## GOAL
Exactly the lines from the line containing "Write the seaborn" through the line containing "from matplotlib.ticker import" are to be echoed, with both included and pictures left out.

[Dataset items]
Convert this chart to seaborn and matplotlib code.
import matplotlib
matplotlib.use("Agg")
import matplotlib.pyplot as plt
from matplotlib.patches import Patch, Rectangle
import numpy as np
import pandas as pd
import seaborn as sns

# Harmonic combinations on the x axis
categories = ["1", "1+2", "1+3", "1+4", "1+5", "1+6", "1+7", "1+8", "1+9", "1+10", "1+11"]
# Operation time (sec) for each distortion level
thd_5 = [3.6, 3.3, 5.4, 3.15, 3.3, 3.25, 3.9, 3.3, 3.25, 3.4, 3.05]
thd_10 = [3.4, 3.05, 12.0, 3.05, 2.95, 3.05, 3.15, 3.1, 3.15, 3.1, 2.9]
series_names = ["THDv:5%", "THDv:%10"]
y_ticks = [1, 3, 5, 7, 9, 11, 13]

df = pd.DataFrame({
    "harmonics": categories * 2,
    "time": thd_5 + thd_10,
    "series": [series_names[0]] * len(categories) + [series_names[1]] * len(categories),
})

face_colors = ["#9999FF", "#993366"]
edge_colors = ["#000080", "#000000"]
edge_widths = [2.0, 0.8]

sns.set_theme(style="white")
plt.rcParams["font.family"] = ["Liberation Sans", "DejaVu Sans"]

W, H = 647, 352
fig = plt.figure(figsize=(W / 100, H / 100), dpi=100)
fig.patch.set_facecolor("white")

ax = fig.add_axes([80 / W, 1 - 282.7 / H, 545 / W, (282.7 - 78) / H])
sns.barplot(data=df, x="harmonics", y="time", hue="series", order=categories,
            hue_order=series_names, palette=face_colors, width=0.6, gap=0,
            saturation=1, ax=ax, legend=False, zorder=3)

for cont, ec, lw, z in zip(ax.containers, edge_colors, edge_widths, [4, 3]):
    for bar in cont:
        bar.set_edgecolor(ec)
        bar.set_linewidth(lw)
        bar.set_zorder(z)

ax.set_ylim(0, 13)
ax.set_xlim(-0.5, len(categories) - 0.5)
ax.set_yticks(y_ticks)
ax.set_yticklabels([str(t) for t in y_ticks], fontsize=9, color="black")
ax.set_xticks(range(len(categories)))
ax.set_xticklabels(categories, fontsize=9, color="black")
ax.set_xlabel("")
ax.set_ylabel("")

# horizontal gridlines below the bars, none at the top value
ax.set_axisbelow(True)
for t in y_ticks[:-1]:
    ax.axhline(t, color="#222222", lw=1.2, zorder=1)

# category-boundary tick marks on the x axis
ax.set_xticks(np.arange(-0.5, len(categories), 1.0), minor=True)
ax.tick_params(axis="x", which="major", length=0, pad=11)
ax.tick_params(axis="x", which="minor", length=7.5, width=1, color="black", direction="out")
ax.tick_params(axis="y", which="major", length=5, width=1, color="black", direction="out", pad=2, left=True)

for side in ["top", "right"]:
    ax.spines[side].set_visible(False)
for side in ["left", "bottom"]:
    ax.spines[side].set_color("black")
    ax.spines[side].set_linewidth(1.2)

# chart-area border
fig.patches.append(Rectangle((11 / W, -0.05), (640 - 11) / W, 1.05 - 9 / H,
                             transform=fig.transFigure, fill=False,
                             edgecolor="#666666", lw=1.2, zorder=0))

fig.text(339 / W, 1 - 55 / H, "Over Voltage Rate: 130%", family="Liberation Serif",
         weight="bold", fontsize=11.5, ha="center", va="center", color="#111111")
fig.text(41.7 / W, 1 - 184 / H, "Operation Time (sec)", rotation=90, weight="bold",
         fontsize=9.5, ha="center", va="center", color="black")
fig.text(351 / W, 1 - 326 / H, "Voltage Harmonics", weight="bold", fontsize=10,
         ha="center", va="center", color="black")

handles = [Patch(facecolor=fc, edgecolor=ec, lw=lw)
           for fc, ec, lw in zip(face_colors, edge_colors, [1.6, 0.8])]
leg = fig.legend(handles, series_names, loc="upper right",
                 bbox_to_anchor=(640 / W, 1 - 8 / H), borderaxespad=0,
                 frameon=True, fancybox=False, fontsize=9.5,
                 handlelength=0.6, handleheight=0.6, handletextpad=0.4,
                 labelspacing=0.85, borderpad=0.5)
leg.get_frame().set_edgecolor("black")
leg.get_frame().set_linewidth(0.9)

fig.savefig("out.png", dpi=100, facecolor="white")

--

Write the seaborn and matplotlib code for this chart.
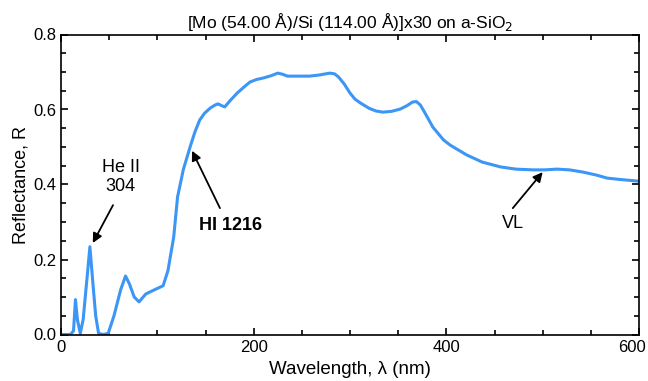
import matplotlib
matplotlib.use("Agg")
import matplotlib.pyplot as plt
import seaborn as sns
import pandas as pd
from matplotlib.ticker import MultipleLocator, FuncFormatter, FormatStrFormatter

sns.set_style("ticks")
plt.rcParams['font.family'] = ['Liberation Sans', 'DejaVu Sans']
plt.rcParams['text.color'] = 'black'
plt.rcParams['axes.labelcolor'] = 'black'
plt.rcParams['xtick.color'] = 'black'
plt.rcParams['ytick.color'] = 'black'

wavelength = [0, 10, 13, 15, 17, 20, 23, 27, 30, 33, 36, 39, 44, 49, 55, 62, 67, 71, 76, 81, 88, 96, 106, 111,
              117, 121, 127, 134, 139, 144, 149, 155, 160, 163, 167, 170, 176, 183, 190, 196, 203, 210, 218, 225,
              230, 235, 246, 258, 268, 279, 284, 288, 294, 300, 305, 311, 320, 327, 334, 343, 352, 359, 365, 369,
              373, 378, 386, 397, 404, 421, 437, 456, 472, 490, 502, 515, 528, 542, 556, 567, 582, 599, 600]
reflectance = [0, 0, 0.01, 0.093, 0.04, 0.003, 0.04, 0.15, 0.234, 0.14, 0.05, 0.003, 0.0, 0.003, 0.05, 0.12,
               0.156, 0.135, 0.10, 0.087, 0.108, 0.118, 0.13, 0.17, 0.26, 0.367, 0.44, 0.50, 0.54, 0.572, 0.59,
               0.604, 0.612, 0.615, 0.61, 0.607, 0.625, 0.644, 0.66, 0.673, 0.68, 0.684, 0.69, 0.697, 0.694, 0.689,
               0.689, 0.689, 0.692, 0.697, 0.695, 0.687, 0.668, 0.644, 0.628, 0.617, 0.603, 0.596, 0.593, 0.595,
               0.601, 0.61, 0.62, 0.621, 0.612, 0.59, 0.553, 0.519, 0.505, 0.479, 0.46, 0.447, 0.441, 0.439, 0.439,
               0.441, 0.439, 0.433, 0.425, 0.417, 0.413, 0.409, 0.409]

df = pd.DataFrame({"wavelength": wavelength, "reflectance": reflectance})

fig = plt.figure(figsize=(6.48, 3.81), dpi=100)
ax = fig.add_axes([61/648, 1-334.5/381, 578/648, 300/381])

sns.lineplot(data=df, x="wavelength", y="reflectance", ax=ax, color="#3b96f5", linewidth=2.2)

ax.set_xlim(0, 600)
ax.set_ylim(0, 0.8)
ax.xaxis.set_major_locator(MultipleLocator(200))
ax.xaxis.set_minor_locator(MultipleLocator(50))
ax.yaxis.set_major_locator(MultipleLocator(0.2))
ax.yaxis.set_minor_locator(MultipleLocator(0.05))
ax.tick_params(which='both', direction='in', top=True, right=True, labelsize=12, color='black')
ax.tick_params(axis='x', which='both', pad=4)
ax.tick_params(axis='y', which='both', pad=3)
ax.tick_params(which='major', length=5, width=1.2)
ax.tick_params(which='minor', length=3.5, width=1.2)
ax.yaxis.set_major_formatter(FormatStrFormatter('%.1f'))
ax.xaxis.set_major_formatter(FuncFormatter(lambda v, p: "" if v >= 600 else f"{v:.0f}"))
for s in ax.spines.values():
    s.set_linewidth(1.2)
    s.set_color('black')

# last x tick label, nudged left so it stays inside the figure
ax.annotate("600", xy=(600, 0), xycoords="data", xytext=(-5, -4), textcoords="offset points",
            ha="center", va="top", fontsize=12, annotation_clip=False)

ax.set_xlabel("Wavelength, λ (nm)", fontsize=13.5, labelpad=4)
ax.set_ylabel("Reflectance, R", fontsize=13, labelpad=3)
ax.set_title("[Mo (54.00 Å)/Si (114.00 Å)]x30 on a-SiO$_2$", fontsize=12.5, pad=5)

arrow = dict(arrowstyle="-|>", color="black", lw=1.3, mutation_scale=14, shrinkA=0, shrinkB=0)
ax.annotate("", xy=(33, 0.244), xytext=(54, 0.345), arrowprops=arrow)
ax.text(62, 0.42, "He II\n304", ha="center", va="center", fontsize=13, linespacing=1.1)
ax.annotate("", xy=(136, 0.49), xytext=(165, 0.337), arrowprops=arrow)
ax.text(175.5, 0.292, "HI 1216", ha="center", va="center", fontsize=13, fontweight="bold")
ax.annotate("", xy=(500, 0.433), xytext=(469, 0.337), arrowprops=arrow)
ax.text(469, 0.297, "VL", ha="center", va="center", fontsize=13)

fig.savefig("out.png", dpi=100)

## REPLY
Write the seaborn and matplotlib code for this chart.
import matplotlib
matplotlib.use("Agg")
import matplotlib.pyplot as plt
import seaborn as sns
import pandas as pd
from matplotlib.ticker import MultipleLocator, FuncFormatter, FormatStrFormatter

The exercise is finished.